■ INSTRUCTIONS TO FOLLOW ■
Each line below is to be written out in full, exactly as shown.

■ LISTED ENTRIES ■
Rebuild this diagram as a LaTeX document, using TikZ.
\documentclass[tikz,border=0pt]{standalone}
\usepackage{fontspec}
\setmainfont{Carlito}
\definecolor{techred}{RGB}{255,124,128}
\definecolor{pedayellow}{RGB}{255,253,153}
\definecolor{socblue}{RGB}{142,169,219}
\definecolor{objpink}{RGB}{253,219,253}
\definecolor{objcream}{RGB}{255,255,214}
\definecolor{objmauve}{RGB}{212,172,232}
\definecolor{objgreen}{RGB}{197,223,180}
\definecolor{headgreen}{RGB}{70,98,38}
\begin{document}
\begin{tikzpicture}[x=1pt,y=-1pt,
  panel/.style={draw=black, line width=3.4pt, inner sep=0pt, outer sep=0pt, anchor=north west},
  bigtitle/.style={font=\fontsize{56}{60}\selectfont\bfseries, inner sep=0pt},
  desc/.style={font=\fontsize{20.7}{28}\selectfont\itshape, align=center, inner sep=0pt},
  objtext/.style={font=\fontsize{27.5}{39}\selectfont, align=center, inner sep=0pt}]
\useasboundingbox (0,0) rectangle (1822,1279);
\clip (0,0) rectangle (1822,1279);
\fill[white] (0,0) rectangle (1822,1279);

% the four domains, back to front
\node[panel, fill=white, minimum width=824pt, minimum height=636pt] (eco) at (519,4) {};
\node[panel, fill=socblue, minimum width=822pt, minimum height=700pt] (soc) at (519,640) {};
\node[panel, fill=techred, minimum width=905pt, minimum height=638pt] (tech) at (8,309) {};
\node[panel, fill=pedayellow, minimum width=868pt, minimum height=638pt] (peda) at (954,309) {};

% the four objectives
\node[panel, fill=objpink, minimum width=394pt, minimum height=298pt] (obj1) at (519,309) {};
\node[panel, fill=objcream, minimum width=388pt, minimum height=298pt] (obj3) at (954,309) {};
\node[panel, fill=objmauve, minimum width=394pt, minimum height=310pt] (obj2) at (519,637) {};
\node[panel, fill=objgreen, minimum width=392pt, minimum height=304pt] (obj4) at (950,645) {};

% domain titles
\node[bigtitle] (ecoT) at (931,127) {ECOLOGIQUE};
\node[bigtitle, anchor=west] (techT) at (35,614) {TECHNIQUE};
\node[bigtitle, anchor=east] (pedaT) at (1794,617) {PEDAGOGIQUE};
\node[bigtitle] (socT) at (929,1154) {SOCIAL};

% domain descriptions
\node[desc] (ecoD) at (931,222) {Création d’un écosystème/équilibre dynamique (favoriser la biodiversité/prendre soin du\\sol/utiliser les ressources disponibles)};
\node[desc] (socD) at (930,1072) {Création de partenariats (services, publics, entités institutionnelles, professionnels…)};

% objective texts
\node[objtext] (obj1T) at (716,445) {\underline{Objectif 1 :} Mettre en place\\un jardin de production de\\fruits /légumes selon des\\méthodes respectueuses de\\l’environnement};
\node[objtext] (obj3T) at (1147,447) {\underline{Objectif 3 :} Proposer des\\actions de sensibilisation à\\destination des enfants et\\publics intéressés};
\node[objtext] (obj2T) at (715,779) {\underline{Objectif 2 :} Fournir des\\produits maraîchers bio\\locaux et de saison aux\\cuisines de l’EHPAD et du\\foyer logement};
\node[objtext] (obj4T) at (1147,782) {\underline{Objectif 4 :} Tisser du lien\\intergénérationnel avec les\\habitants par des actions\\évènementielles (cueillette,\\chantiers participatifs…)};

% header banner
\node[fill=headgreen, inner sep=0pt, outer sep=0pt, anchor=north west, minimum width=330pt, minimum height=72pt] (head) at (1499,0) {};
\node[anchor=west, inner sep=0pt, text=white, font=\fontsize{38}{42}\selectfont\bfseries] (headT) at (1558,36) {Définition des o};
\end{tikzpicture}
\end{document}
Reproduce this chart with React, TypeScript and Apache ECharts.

■ RESULT ■
Rebuild this diagram as a LaTeX document, using TikZ.
\documentclass[tikz,border=0pt]{standalone}
\usepackage{fontspec}
\setmainfont{Carlito}
\definecolor{techred}{RGB}{255,124,128}
\definecolor{pedayellow}{RGB}{255,253,153}
\definecolor{socblue}{RGB}{142,169,219}
\definecolor{objpink}{RGB}{253,219,253}
\definecolor{objcream}{RGB}{255,255,214}
\definecolor{objmauve}{RGB}{212,172,232}
\definecolor{objgreen}{RGB}{197,223,180}
\definecolor{headgreen}{RGB}{70,98,38}
\begin{document}
\begin{tikzpicture}[x=1pt,y=-1pt,
  panel/.style={draw=black, line width=3.4pt, inner sep=0pt, outer sep=0pt, anchor=north west},
  bigtitle/.style={font=\fontsize{56}{60}\selectfont\bfseries, inner sep=0pt},
  desc/.style={font=\fontsize{20.7}{28}\selectfont\itshape, align=center, inner sep=0pt},
  objtext/.style={font=\fontsize{27.5}{39}\selectfont, align=center, inner sep=0pt}]
\useasboundingbox (0,0) rectangle (1822,1279);
\clip (0,0) rectangle (1822,1279);
\fill[white] (0,0) rectangle (1822,1279);

% the four domains, back to front
\node[panel, fill=white, minimum width=824pt, minimum height=636pt] (eco) at (519,4) {};
\node[panel, fill=socblue, minimum width=822pt, minimum height=700pt] (soc) at (519,640) {};
\node[panel, fill=techred, minimum width=905pt, minimum height=638pt] (tech) at (8,309) {};
\node[panel, fill=pedayellow, minimum width=868pt, minimum height=638pt] (peda) at (954,309) {};

% the four objectives
\node[panel, fill=objpink, minimum width=394pt, minimum height=298pt] (obj1) at (519,309) {};
\node[panel, fill=objcream, minimum width=388pt, minimum height=298pt] (obj3) at (954,309) {};
\node[panel, fill=objmauve, minimum width=394pt, minimum height=310pt] (obj2) at (519,637) {};
\node[panel, fill=objgreen, minimum width=392pt, minimum height=304pt] (obj4) at (950,645) {};

% domain titles
\node[bigtitle] (ecoT) at (931,127) {ECOLOGIQUE};
\node[bigtitle, anchor=west] (techT) at (35,614) {TECHNIQUE};
\node[bigtitle, anchor=east] (pedaT) at (1794,617) {PEDAGOGIQUE};
\node[bigtitle] (socT) at (929,1154) {SOCIAL};

% domain descriptions
\node[desc] (ecoD) at (931,222) {Création d’un écosystème/équilibre dynamique (favoriser la biodiversité/prendre soin du\\sol/utiliser les ressources disponibles)};
\node[desc] (socD) at (930,1072) {Création de partenariats (services, publics, entités institutionnelles, professionnels…)};

% objective texts
\node[objtext] (obj1T) at (716,445) {\underline{Objectif 1 :} Mettre en place\\un jardin de production de\\fruits /légumes selon des\\méthodes respectueuses de\\l’environnement};
\node[objtext] (obj3T) at (1147,447) {\underline{Objectif 3 :} Proposer des\\actions de sensibilisation à\\destination des enfants et\\publics intéressés};
\node[objtext] (obj2T) at (715,779) {\underline{Objectif 2 :} Fournir des\\produits maraîchers bio\\locaux et de saison aux\\cuisines de l’EHPAD et du\\foyer logement};
\node[objtext] (obj4T) at (1147,782) {\underline{Objectif 4 :} Tisser du lien\\intergénérationnel avec les\\habitants par des actions\\évènementielles (cueillette,\\chantiers participatifs…)};

% header banner
\node[fill=headgreen, inner sep=0pt, outer sep=0pt, anchor=north west, minimum width=330pt, minimum height=72pt] (head) at (1499,0) {};
\node[anchor=west, inner sep=0pt, text=white, font=\fontsize{38}{42}\selectfont\bfseries] (headT) at (1558,36) {Définition des o};
\end{tikzpicture}
\end{document}
Reproduce this chart with React, TypeScript and Apache ECharts.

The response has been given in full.